Although sociomaterial approaches have recently received attention in educational sciences, the majority of educational studies still follow representational assumptions which accounts for clear distinctions between meaning-matter, and subject-object in research (Fenwick, Edwards, & Sawchuk, 2011). Sociomaterial approaches offer a different approach to the realm of research that attends to human and non-human actors symmetrically and through the relations these actors establish.
This paper contributes to the expansion of sociomaterial ethnographies, as they offer the researchers with guidelines for the analysis of data in different educational fields, especially in digitally saturated settings. Educational settings are increasingly integrated with various digital mediations, namely the deployment of digital devices and online platforms at schools. Digital devices and the new corresponding technologies complicate the setting under investigation. Only a small number of studies have specifically focused on the sociomateriality of digitally saturated educational settings and its implications for sociomaterial ethnographies of these settings.
The current study addresses challenges that are introduced when scrutinizing digitally saturated settings in a sociomaterial vein, and more particularly traditional sociomaterial guidelines for observation and analysis of these settings. Additionally, the study offers new pathways to further develop sociomaterial ethnographies of education. It does so by means of an ethnographic observation in one digitally saturated setting, namely at a Bring Your Own Device (BYOD) school. In these schools students are asked to bring at least one personal digital device for educational purposes.

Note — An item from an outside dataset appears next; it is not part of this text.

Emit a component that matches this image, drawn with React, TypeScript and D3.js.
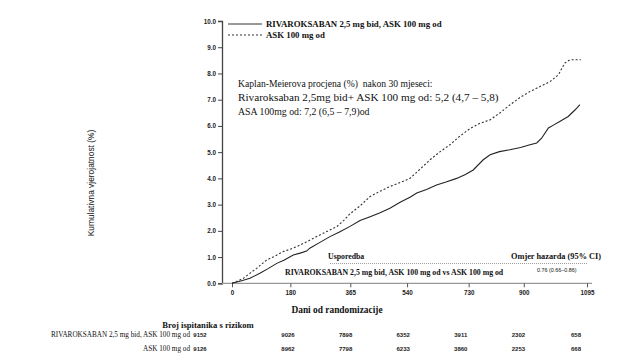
import { useEffect, useRef } from 'react'
import * as d3 from 'd3'

// Kaplan-Meier curves (days, cumulative %)
const rivaDays = [0, 30, 55, 86, 110, 138, 160, 189, 210, 230, 240, 270, 302, 330, 364, 395, 426, 455, 487, 520, 549, 570, 600, 631, 660, 693, 720, 744, 775, 796, 825, 857, 890, 919, 940, 955, 976, 990, 1011, 1037, 1053, 1065, 1073]
const rivaPct = [0, 0.1, 0.19, 0.38, 0.55, 0.76, 0.88, 1.08, 1.15, 1.23, 1.34, 1.55, 1.78, 1.95, 2.17, 2.39, 2.54, 2.68, 2.86, 3.1, 3.28, 3.44, 3.58, 3.75, 3.86, 4.0, 4.15, 4.32, 4.71, 4.9, 5.02, 5.09, 5.18, 5.28, 5.35, 5.53, 5.92, 6.02, 6.17, 6.36, 6.55, 6.7, 6.81]
const askDays = [0, 20, 35, 55, 76, 107, 130, 158, 180, 200, 230, 261, 290, 323, 345, 364, 395, 426, 455, 487, 520, 549, 580, 611, 640, 672, 700, 734, 765, 796, 827, 857, 890, 919, 950, 981, 1007, 1020, 1027, 1042, 1076]
const askPct = [0, 0.1, 0.19, 0.38, 0.57, 0.89, 1.02, 1.21, 1.3, 1.4, 1.58, 1.78, 1.96, 2.16, 2.4, 2.65, 2.95, 3.31, 3.5, 3.69, 3.85, 4.0, 4.35, 4.71, 5.0, 5.28, 5.58, 5.9, 6.1, 6.23, 6.5, 6.8, 7.1, 7.31, 7.5, 7.69, 7.95, 8.25, 8.4, 8.52, 8.52]

const xTicks = [0, 180, 365, 540, 730, 900, 1095]
const yTicks = [0, 1, 2, 3, 4, 5, 6, 7, 8, 9, 10]

const seriesNames = ['RIVAROKSABAN 2,5 mg bid, ASK 100 mg od', 'ASK 100 mg od']
const atRiskRiva = [9152, 9026, 7898, 6352, 3911, 2302, 658]
const atRiskAsk = [9126, 8962, 7798, 6233, 3860, 2253, 668]

const serif = '"Liberation Serif", "Times New Roman", serif'
const sans = '"Liberation Sans", Arial, sans-serif'

export default function App() {
  const svgRef = useRef<SVGSVGElement>(null)

  useEffect(() => {
    const svg = d3.select(svgRef.current)
    svg.selectAll('*').remove()

    const x = d3.scaleLinear([0, 1095], [232, 587])
    const y = d3.scaleLinear([0, 10], [283.3, 21])

    // y axis
    const yAxis = svg.append('g')
      .attr('transform', 'translate(222,0)')
      .call(d3.axisLeft(y).tickValues(yTicks).tickSize(4).tickPadding(2).tickFormat(d3.format('.1f')))
    yAxis.select('.domain').attr('stroke', '#444').attr('stroke-width', 1.3)
    yAxis.selectAll('line').attr('stroke', '#444')
    yAxis.selectAll('text')
      .attr('font-family', sans).attr('font-weight', 'bold').attr('font-size', 6.3).attr('fill', '#222')

    // x axis
    const xAxis = svg.append('g')
      .attr('transform', 'translate(0,283.3)')
      .call(d3.axisBottom(x).tickValues(xTicks).tickSize(4).tickPadding(3).tickFormat(d3.format('d')))
    xAxis.select('.domain').attr('d', 'M222,0H592').attr('stroke', '#999').attr('stroke-width', 1.3)
    xAxis.selectAll('line').attr('stroke', '#555')
    xAxis.selectAll('text')
      .attr('font-family', sans).attr('font-weight', 'bold').attr('font-size', 6.3).attr('fill', '#222')

    const line = d3.line<[number, number]>()
      .x(d => x(d[0]))
      .y(d => y(d[1]))

    svg.append('path')
      .datum(d3.zip(askDays, askPct) as [number, number][])
      .attr('d', line)
      .attr('fill', 'none')
      .attr('stroke', '#333')
      .attr('stroke-width', 1.1)
      .attr('stroke-dasharray', '2,2')

    svg.append('path')
      .datum(d3.zip(rivaDays, rivaPct) as [number, number][])
      .attr('d', line)
      .attr('fill', 'none')
      .attr('stroke', '#222')
      .attr('stroke-width', 1.1)

    // legend
    const legend = svg.append('g')
    legend.append('line').attr('x1', 228).attr('x2', 262).attr('y1', 24).attr('y2', 24)
      .attr('stroke', '#333').attr('stroke-width', 1)
    legend.append('line').attr('x1', 228).attr('x2', 262).attr('y1', 35).attr('y2', 35)
      .attr('stroke', '#333').attr('stroke-dasharray', '2,2')
    legend.selectAll('text')
      .data(seriesNames)
      .join('text')
      .attr('x', 266)
      .attr('y', (_, i) => 27 + i * 11)
      .attr('font-family', serif).attr('font-weight', 'bold').attr('font-size', 8.8).attr('fill', '#111')
      .text(d => d)

    // KM estimate note
    const note = [
      { t: 'Kaplan-Meierova procjena (%)  nakon 30 mjeseci:', s: 9.6 },
      { t: 'Rivaroksaban 2,5mg bid+ ASK 100 mg od: 5,2 (4,7 – 5,8)', s: 11.2 },
      { t: 'ASA 100mg od: 7,2 (6,5 – 7,9)od', s: 9.8 }
    ]
    svg.append('g').selectAll('text')
      .data(note)
      .join('text')
      .attr('x', 238)
      .attr('y', (_, i) => 87 + i * 14)
      .attr('font-family', serif).attr('font-size', d => d.s).attr('fill', '#111')
      .style('white-space', 'pre')
      .text(d => d.t)

    // hazard ratio inset
    const hr = svg.append('g').attr('font-family', serif).attr('fill', '#111')
    hr.append('text').attr('x', 328).attr('y', 259).attr('font-weight', 'bold').attr('font-size', 7.8)
      .text('Usporedba')
    hr.append('text').attr('x', 601).attr('y', 259).attr('text-anchor', 'end').attr('font-weight', 'bold').attr('font-size', 8.3)
      .text('Omjer hazarda (95% CI)')
    hr.append('line').attr('x1', 330).attr('x2', 588).attr('y1', 263.5).attr('y2', 263.5)
      .attr('stroke', '#888').attr('stroke-width', 0.8).attr('stroke-dasharray', '1,1')
    hr.append('text').attr('x', 285).attr('y', 275).attr('font-weight', 'bold').attr('font-size', 7.8)
      .text(`${seriesNames[0]} vs ${seriesNames[1]}`)
    hr.append('text').attr('x', 537).attr('y', 272).attr('font-family', sans).attr('font-size', 5.4)
      .text('0.76 (0.66–0.86)')

    // x title
    svg.append('text').attr('x', 337).attr('y', 313).attr('text-anchor', 'middle')
      .attr('font-family', serif).attr('font-weight', 'bold').attr('font-size', 9.4).attr('fill', '#111')
      .text('Dani od randomizacije')

    // y title
    svg.append('text')
      .attr('transform', 'translate(94,183) rotate(-90)')
      .attr('text-anchor', 'middle')
      .attr('font-family', sans).attr('font-size', 8.4).attr('fill', '#111')
      .text('Kumulativna vjerojatnost (%)')

    // number at risk table
    svg.append('text').attr('x', 208).attr('y', 328).attr('text-anchor', 'middle')
      .attr('font-family', serif).attr('font-weight', 'bold').attr('font-size', 8.6).attr('fill', '#111')
      .text('Broj ispitanika s rizikom')

    const colX = d3.scalePoint<number>().domain(xTicks.slice(1)).range([288, 576])
    const rows = [atRiskRiva, atRiskAsk]
    rows.forEach((vals, r) => {
      const yy = 337 + r * 14
      svg.append('text').attr('x', 190).attr('y', yy).attr('text-anchor', 'end')
        .attr('font-family', serif).attr('font-size', 7.2).attr('fill', '#111')
        .text(seriesNames[r])
      svg.append('g').selectAll('text')
        .data(vals)
        .join('text')
        .attr('x', (_, i) => i === 0 ? 200 : colX(xTicks[i])!)
        .attr('y', yy)
        .attr('text-anchor', 'middle')
        .attr('font-family', sans).attr('font-weight', 'bold').attr('font-size', 6).attr('fill', '#222')
        .text(d => d)
    })
  }, [])

  return (
    <svg
      ref={svgRef}
      width={619}
      height={360}
      style={{ position: 'absolute', top: 0, left: 0, background: '#fff' }}
    />
  )
}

One of the general guidelines of sociomaterial approaches is to scrutinize the educational field by assembling and re-assembling the actors and their relations in terms of regions, and networks. The traditional sociomaterial approach accounts for a stable pattern of these networks. For instance, Law(1989) stresses the stability needed for networks to operate, that is, when technological artifacts are introdcued to the setting. This implies that a breakdown in any component threatens the stability of the network.
As opposed to this traditional take, Sorensen (2009) conveys how this assumption falls short in relation to virtual environments. Different components can temporarily disappear or breakdown, but the practice remains stable. “The stability is not created through all the components staying in place”(Sorensen, 2009, p. 64). Rather, the technological process is stable precisely because of its fluidity which allows components to be mobile, and to float in and out. Concurring with Law and Mol (1994), she replaces the metaphor of network with ‘metaphors of regions and fluid spaces’ (Fenwick, 2010, p.16) to account for the sociomaterial description of technological processes.
For Sorensen (2009), a temporary interruption of the components does not interrupt the practice, the fluid patterns of relation allow the practice to go on, and the network to remain stable. However, this take equally implies that the network rejects, avoids or dismisses what (relations) emerge in these breakdowns and how.
This issue can especially be traced when a temporary absence of a component transforms the practice drastically, so much as to either disrupt the practice or drastically change its form. The fluid patterns of relations do not allow to analyze these situations, for they simply focus on the “fluid stability” (Sorensen, 2009). Through a sociomaterial ethnography at a school that implements BYOD model, this paper demonstrates that the metaphor of regions and fluid spaces does not completely describe the relations of these technological processes. This has been analysed through comparing and contrasting several interruptions (lost network connection, computer breakdown, the broadcast of a shocking news, the absence of a teacher) at schools’ routines. The analysis presents how different relations emerge in these situations, and how the fluid patterns of relation can give their ways to plastique patterns of relations.